VMware vSphere

 View Only
  • 1.  Problem with NVidia GRID K2 Card

    Posted Dec 01, 2015 03:14 PM

    Here is my setup:
    Dell PowerEdge 630
    (1) GRID K2
    Running VMWare ESXi 5.5
    Server is hosting (2) Windows 2008 VMs for XenApp

    I setup the Card as passthrough in ESXi. I assigned (1) PCI GPU to Server A and the other PCI GPU to Server B

    Server A is having no issues
    Server B is seeing Video Freezes when users run programs that start using the GPU. I also see the same issue if I RDP into the VM and run GPU-Z.

    In the Event viewer I get error entries for Display with the following.

    Display driver nvlddmkm stopped responding and has successfully recovered.

    At first I thought it was a bad GRID Card - Dell sent me a new one, problem went away. 3 weeks later same problem retuned only on Server B. Now I'm thinking it's not a hardware issue and something else. I built a brand new VM, shut down Server B and assigned it's GPU to the new VM....problem followed

    Anybody else ever see this? or better yet, anybody know how to resolve this?



  • 2.  RE: Problem with NVidia GRID K2 Card

    Posted Dec 03, 2015 02:59 PM

    Hello there,

    driver freezes happen most often with bad drivers for your GPU - is the driver version consistent across these two VMs? Have you tried making a clone of the 1st, nonproblematic VM (provided you customize it afterwards with let's say sysprep of course) and running some stresstests on the 2nd GPU?

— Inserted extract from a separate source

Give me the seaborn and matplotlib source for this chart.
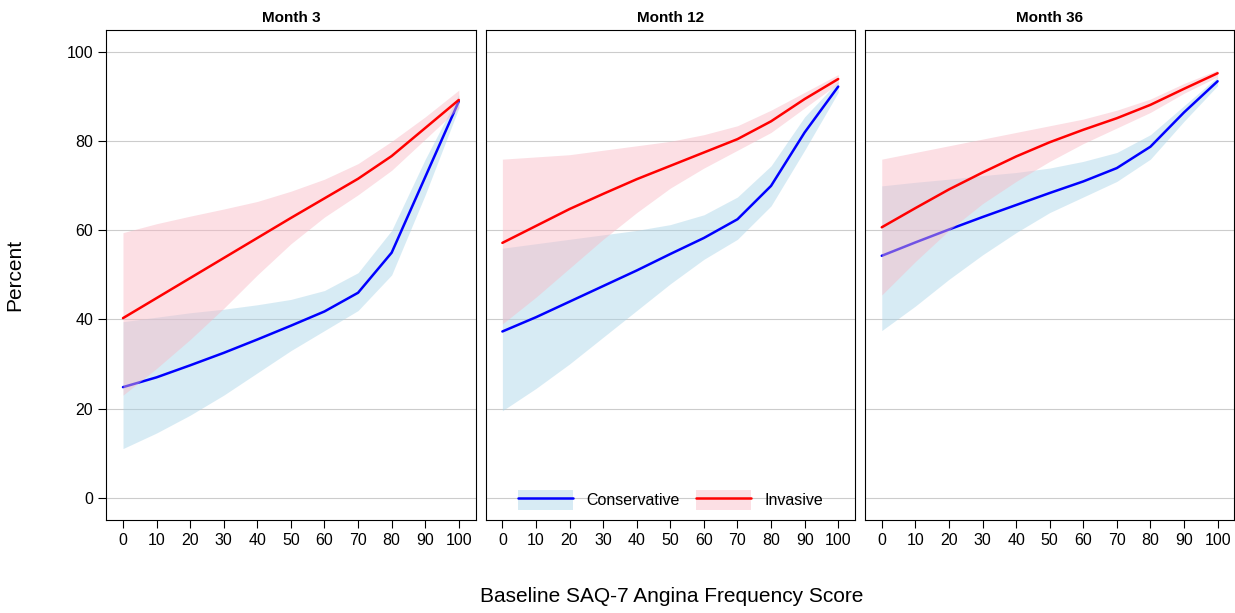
import numpy as np
import pandas as pd
import matplotlib.pyplot as plt
import seaborn as sns
from matplotlib.patches import Patch
from matplotlib.lines import Line2D

x = [0, 10, 20, 30, 40, 50, 60, 70, 80, 90, 100]
months = ["Month 3", "Month 12", "Month 36"]

# conservative: estimate, lower, upper
cons = {
    "Month 3": ([24.8, 27, 29.7, 32.5, 35.5, 38.6, 41.8, 46, 55, 72, 89],
                [11, 14.5, 18.5, 23, 28, 33, 37.5, 42, 50, 68, 87.5],
                [39.5, 40.5, 41.5, 42.3, 43.3, 44.5, 46.5, 50.5, 60, 76, 90.5]),
    "Month 12": ([37.3, 40.5, 44, 47.5, 51, 54.7, 58.3, 62.5, 70, 82, 92.3],
                 [19.5, 24.5, 30, 36, 42, 48, 53.5, 58, 65.5, 78, 91],
                 [56, 57, 58, 59, 60, 61.3, 63.5, 67.5, 74.5, 85.5, 93.5]),
    "Month 36": ([54.3, 57.3, 60.2, 63, 65.7, 68.4, 71, 74, 78.8, 86.5, 93.5],
                 [37.5, 43, 49, 54.5, 59.5, 64, 67.5, 71, 76, 84.5, 92.5],
                 [70, 70.8, 71.5, 72.3, 73, 74, 75.5, 77.5, 81.5, 88, 94.5]),
}
inv = {
    "Month 3": ([40.3, 44.8, 49.3, 53.8, 58.3, 62.8, 67.2, 71.6, 76.7, 83, 89.3],
                [23, 29, 35.5, 42.5, 50, 57, 63, 68, 73.5, 80.5, 87.5],
                [59.5, 61.5, 63.2, 64.8, 66.5, 68.8, 71.5, 75, 80, 85.5, 91.5]),
    "Month 12": ([57.2, 61, 64.8, 68.2, 71.5, 74.5, 77.5, 80.5, 84.5, 89.5, 94],
                 [39, 45, 51.5, 58, 64, 69.5, 74, 78, 82, 87.5, 93],
                 [76, 76.5, 77, 78, 79, 80, 81.5, 83.5, 87, 91, 95]),
    "Month 36": ([60.7, 65, 69.2, 73, 76.6, 79.8, 82.6, 85.2, 88.2, 91.8, 95.3],
                 [45.5, 53, 60, 66, 71, 75.5, 79.5, 83, 86.5, 90.8, 94.5],
                 [76, 77.5, 79, 80.5, 82, 83.5, 85, 87, 89.5, 93, 96]),
}

sns.set_theme(style="ticks")
plt.rcParams['font.family'] = ['Liberation Sans', 'DejaVu Sans']
plt.rcParams['text.color'] = 'black'
plt.rcParams['axes.labelcolor'] = 'black'
plt.rcParams['xtick.color'] = 'black'
plt.rcParams['ytick.color'] = 'black'

fig, axes = plt.subplots(1, 3, figsize=(12.35, 6.13), dpi=100, sharey=True)
fig.subplots_adjust(left=0.086, right=0.9995, top=0.951, bottom=0.152, wspace=0.027)

band_c, band_i = "#a8d4e8", "#f9b8c4"
for ax, m in zip(axes, months):
    for g in [0, 20, 40, 60, 80, 100]:
        ax.axhline(g, color="#cccccc", lw=0.8, zorder=0)
    est, lo, hi = cons[m]
    ax.fill_between(x, lo, hi, color=band_c, alpha=0.45, lw=0, zorder=1)
    sns.lineplot(x=x, y=est, ax=ax, color="blue", lw=1.8, zorder=2)
    est, lo, hi = inv[m]
    ax.fill_between(x, lo, hi, color=band_i, alpha=0.45, lw=0, zorder=3)
    sns.lineplot(x=x, y=est, ax=ax, color="red", lw=1.8, zorder=4)
    ax.set_xlim(-5, 105)
    ax.set_ylim(-5, 105)
    ax.set_xticks(x)
    ax.set_yticks([0, 20, 40, 60, 80, 100])
    ax.set_title(m, fontsize=11, fontweight="bold", pad=6, color="black")
    for s in ax.spines.values():
        s.set_visible(True)
        s.set_color("black")
        s.set_linewidth(0.8)
    ax.tick_params(axis="both", direction="out", length=6, width=0.8,
                   color="black", labelcolor="black", labelsize=11.5,
                   bottom=True, left=(ax is axes[0]))
    ax.set_xlabel("")

axes[0].set_ylabel("Percent", fontsize=15, labelpad=30)
fig.text(0.544, 0.018, "Baseline SAQ-7 Angina Frequency Score", ha="center", fontsize=15)

handles = [(Patch(color=band_c, alpha=0.45, lw=0), Line2D([], [], color="blue", lw=1.8)),
           (Patch(color=band_i, alpha=0.45, lw=0), Line2D([], [], color="red", lw=1.8))]
axes[1].legend(handles, ["Conservative", "Invasive"], loc="lower center", ncol=2,
               frameon=False, fontsize=11.5, handlelength=3.5, handleheight=1.6,
               columnspacing=1.0, bbox_to_anchor=(0.5, -0.01))

fig.savefig("out.png", dpi=100)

  • 3.  RE: Problem with NVidia GRID K2 Card

    Posted Dec 03, 2015 03:10 PM

    I have tried multiple drivers and still have the same issues. The drivers were the same on both VMs, but only the 2nd was having the issues.  I have since tried multiple newer drivers with no improvements

    I have not tried to clone the 1st VM, only thing I have tried is building brand new VM ... which the problem followed to it.

    I did find something out the other night. I shut down both VMs, restarted the ESXi Host and then powered everything back on. Since doing this I have not received any Video Freezes or Display errors. So now it almost seems like it could be something with the ESXi Host? But I'm not exactly sure what would be causing it on the host



  • 4.  RE: Problem with NVidia GRID K2 Card

    Posted Dec 04, 2015 08:58 AM

    Hmm is your ESXi host up-to-date with the latest patches? Also, if the issue occurs again could you try posting ESXtop with expanded VM ('e' key, navigate to the VM and press enter) - maybe there is a world in the group which has some sort of resource leak which can cause locking up and misbehaving.

    Also /vmfs/volumes/<vmname>/vmware.log, vmkernel.log and vmkwarning.log from /var/log would be very helpful in the time of occurrence.